Why anyone cares: margin is expensive. Traditionally you’d park cash or stablecoins in a way that protects the exchange but kills your ability to earn anything on that money. This arrangement promises a compromise — the asset remains productive on the fund’s balance sheet while also serving as collateral in live trading.

Operationally this is the important bit. For a tokenized fund to be more than a marketing headline, exchanges, custodians, distributors, and legal teams all need to agree on custody rules, valuation sources, control rights, and settlement mechanics. This deployment is a live test of that coordination.

Why it matters — and the nagging caveats

This isn’t just about issuing tokens anymore. The conversation is shifting from how many tokens exist to whether these tokenized instruments can actually replace the dull-but-necessary bits of trading infrastructure: margin, settlement, liquidity, and risk control. If it works, funds could post yield-bearing collateral instead of stuffing cash under a digital mattress.

Still, don’t break out the champagne. The uMINT product here is small and careful by design: at the time of the report the tokenized fund showed roughly $18.7 million in total value, about 176,116 tokens, and 29 holders. That’s meaningful as a proof point, but early for broad adoption.

And the devil lives in the details.

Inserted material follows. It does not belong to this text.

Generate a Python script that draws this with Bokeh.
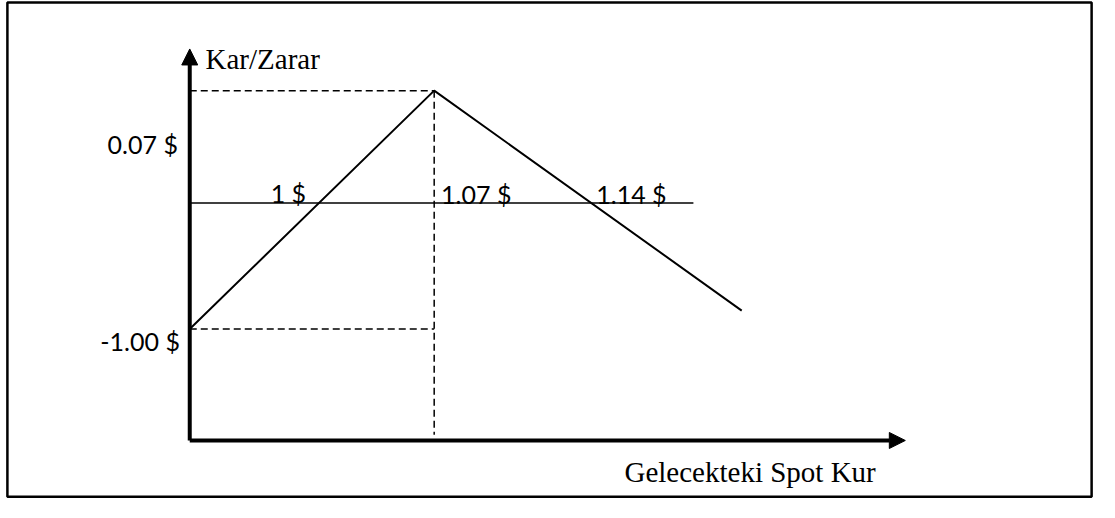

Publicly released info skips over some of the most important operational questions: what haircut does the exchange apply to this tokenized money-market collateral? How often is it repriced? What’s the exact liquidation waterfall if things go south? How do margin calls interact with the fund’s subscription/redemption windows? Those answers decide whether the setup behaves like cash or like a complicated financial Rubik’s cube during stress.

Legal and control issues matter too. Segregated custody can reduce some counterparty risk, but multi-party stacks raise questions about who can move assets and under what scenarios — especially if an exchange, custodian, or distributor runs into trouble. For now, materials indicate this route is aimed at authorized institutional investors, not retail margin traders, so expect a gates-and-qualifications rollout rather than a free-for-all.

In short: this is an attractive capital-efficiency idea — yield plus working collateral — but the model only becomes durable if all the operational controls hold up when markets get ugly: volatility spikes, forced deleveraging, liquidity squeezes, and counterparty failures.

So, cool experiment, clever plumbing, and a reminder that token issuance is only the first chapter. The real plot is whether more funds, custodians, and exchanges sign on with clear haircuts, transparent valuation rules, and predictable redemption mechanics. Until that happens, consider this a live demo with real promise — and a healthy serving of “prove it” energy.